Almost 4,000 people play in a handicap-adjusted event in some 60 flights, offering anyone from the scratch player to the biggest duffer a real chance to play tournament golf on a level playing field. Myrtle Beach is the perfect place to have such a massive event, with the golf infrastructure and sheer volume of accommodations to not make the town break into a collective cold sweat.
However, each night, there's a central spot where the golfers -- as well the orphaned spouses and children who make the trek to enjoy what also happens to be a really popular beach town (who knew?!) -- get together and talk about the day.
The 19th hole moniker still applies to the Myrtle Beach Convention Center, but it's billed as the world's largest. Golfers take over the exhibition hall and turn it into a place where you'd actually want to be, complete with an open bar, including a handful of taps of cold beer just begging to be consumed. There are exhibitions from local businesses and golf companies looking to get on your radar. There are putting challenges and closest-to-the-pin contests using indoor-approved golf balls. Local food abounds.
In the adjoining room, there's another open bar with a lot of tables and a good-sized stage for a steady stream of musicians, including members of the 1990s pop jam band, Hootie and the Blowfish -- who are coming back with a new album. A song and a brew are the best way to forget about your T.C. Chen moment earlier in the day.

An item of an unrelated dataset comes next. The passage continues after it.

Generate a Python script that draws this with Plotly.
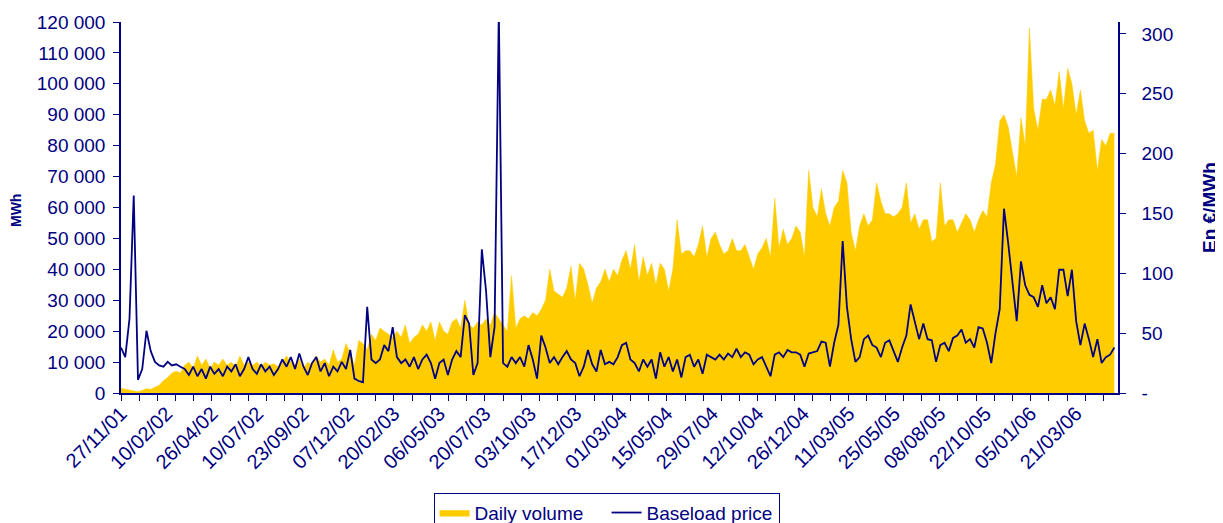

However, the star of the show, at least this year, was two-time major champion John Daly. Daly was there to promote is brand of cocktails that are an alcoholic play on the Arnold Palmer: half iced tea, half lemonade, half vodka. You can tell where Daly is on property based on the crowd of people clamoring to meet him. His personal troubles -- including suffering a collapsed lung on-course the weekend prior -- don't make him a pariah in the real golf world; they make him a hero. Daly wasn't some rich boy who channeled what should have been 50 hours a week at a low-paying job into range time. He turned a once-in-a-lifetime opportunity as the ninth alternate at the 1991 PGA into a Wanamaker and, four years later, a Claret Jug. He's a legend, even 20 years removed from his last triumph of consequence, and, at 49, less than a year from potentially turning the Champions Tour on its head.
Daly has VIP status in the room, serving as the unofficial mayor of this 19th hole. However, he repays the adoration with more than cordial smiles. He'll sign whatever you put in front of him, and he'll do it with a smile. He'll take a selfie. Hell, he'll take your picture. He's a normal guy who did way better than maybe he deserved, and he's happy to spread whatever namesake wealth he has -- kinda like most self-aware golfers.
At the end of one of the nights, closing act Stephen Kellogg invited Daly to come on stage and round out the show with one of the songs in Daly's admittedly limited repertoire: Bob Dylan's "Knockin' on Heaven's Door". He played it well, posing some for the fans who flooded the dance floor for the first time that night (Kellogg is more of a jam guy) to take pictures and video. When it was done, Daly didn't bask in the praise, but rather turned to thank Kellogg and his bandmates, as well others who make this event an annual must-do.
It was the fitting end to a night that embraces the real golfer, the player who has no illusions about their wealth or status, but is still committed to figuring out an impossible game -- or at least telling stories of the fleeting moments where they had it down pat over a few beers with some sympathetic company.